A story is told about an old-fashioned church testimony service in which one of the parishioners rose to tell his story of a changed life in Christ. "I was sinking deep in sin, stuck in the miry clay of selfishness. The Devil was getting the better of me as my life just got worse, but when I turned seven, I asked Jesus to come into my life, and the last year has been the best that I have ever lived." The reality of the testimony service is that children listen well to us and mimic the things that we say. But the humor of the situation is that, as an adult, it is hard to imagine just how deep into the miry clay of sin a seven-year-old child could get.

But the voice of a child also points us to a reality that we sometimes miss. Yes, sin is sin, and all sin carries us farther away from God, but what is different in all of us is that sin forms habits, which creates momentum toward more sin. My habits and yours are not the same. And the habits of an adult who decided as a seven-year-old child to turn to Christ make life far more manageable than one who built up forty years of experience and habits before making that decision. The longer we put off getting our lives right, the more patterns we build-up that makes it harder to accomplish that feat. Sin is sin, but our habits complicate our efforts to live better.

And sometimes, the only solution is to tear down what went before totally. This is the message that Isaiah has for the exiles. Isaiah tells them that all that had happened to them had to happen. God was refining them. But the refining process, which is sometimes likened to that of refining silver and gold, really isn't. God is not passing us through a literal fire. And the process for purifying silver is a neutral one. It is just part of the procedure. But with us, we have ownership over all of the impurities that have built up in our lives.
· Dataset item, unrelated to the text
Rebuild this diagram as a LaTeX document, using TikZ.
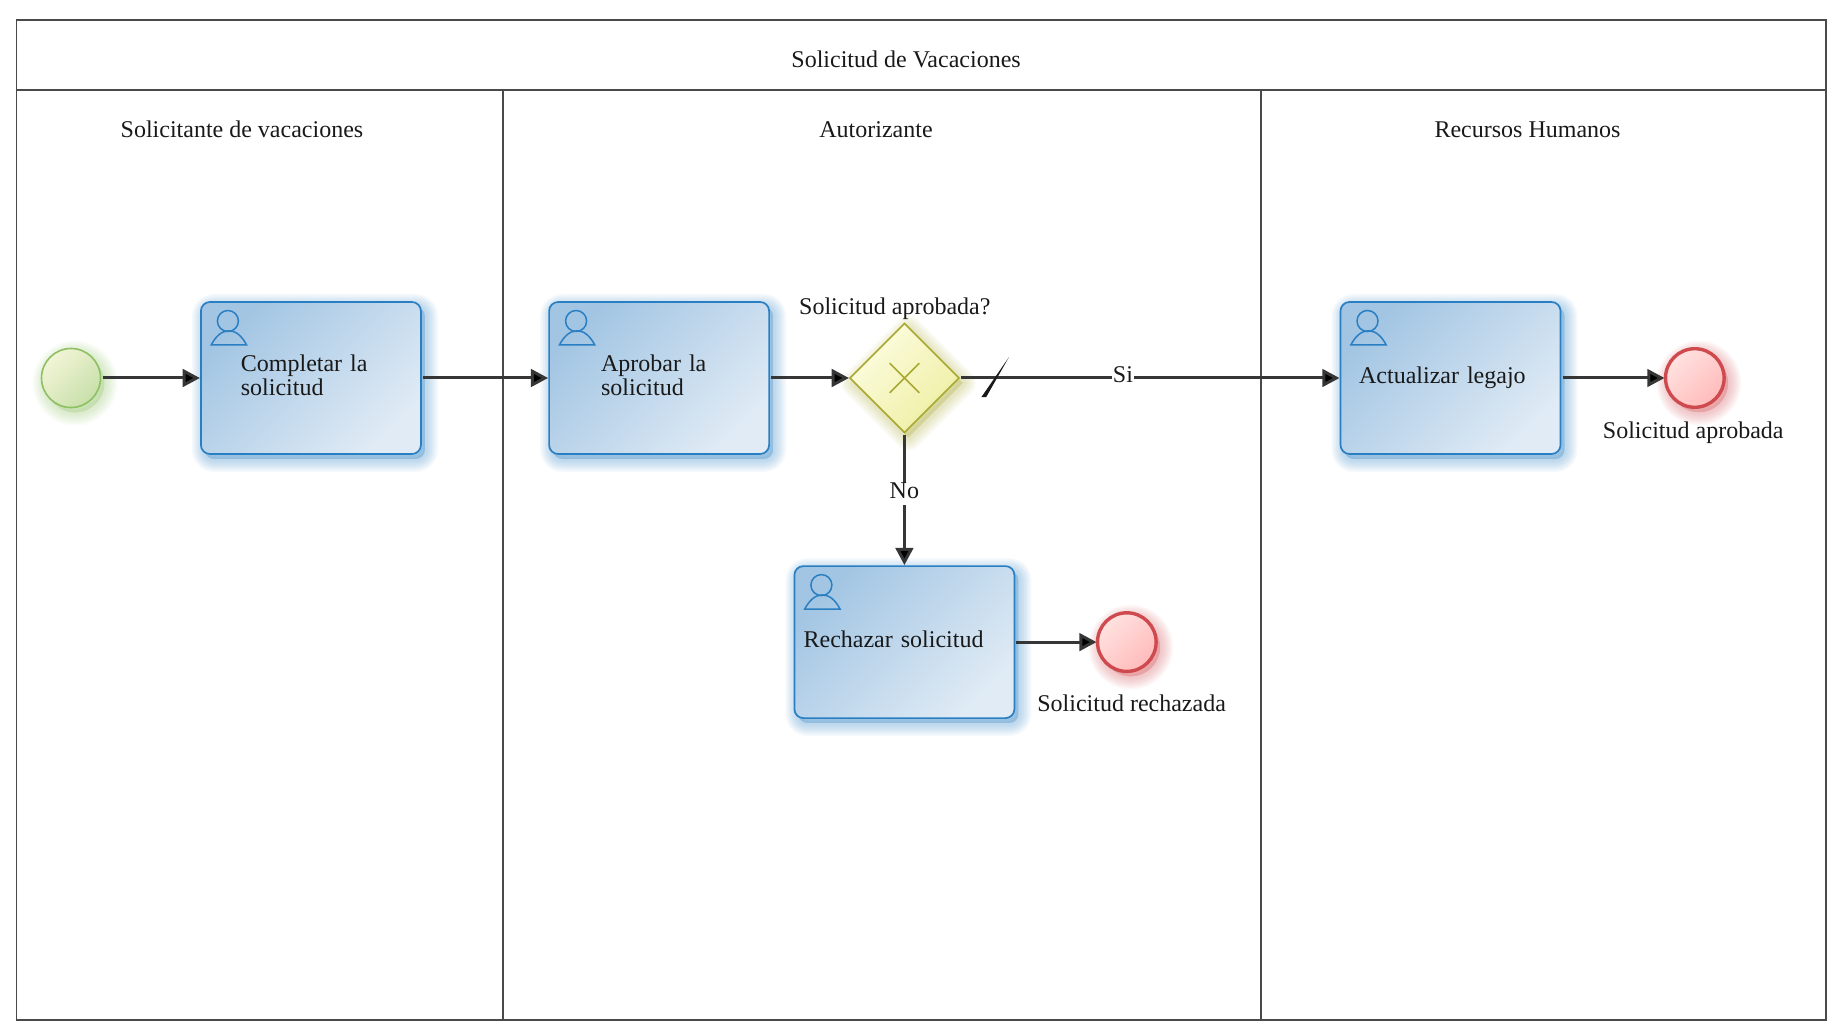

It was our actions or inactions that caused the habits which drove us toward sin in the first place.

And it is up to us to take the action needed amid the purification. Israel had a choice. They had been uprooted from everything that they knew in their lives and placed in Babylon. But the refining process depended on what the exiles did next. They could take the opportunity of that had been presented to them by the exile and get things right, or they could simply rebuild what they had built before their expulsion out of Judah. And that choice had to be made by the people. Silver does not have a will. It would be purified whether it wanted to be cleaned or not. But the refugees in Babylon were not silver. They had a choice about whether the process would work or not. They could give in to the will of God or continue to rebel against it. And the decision was theirs.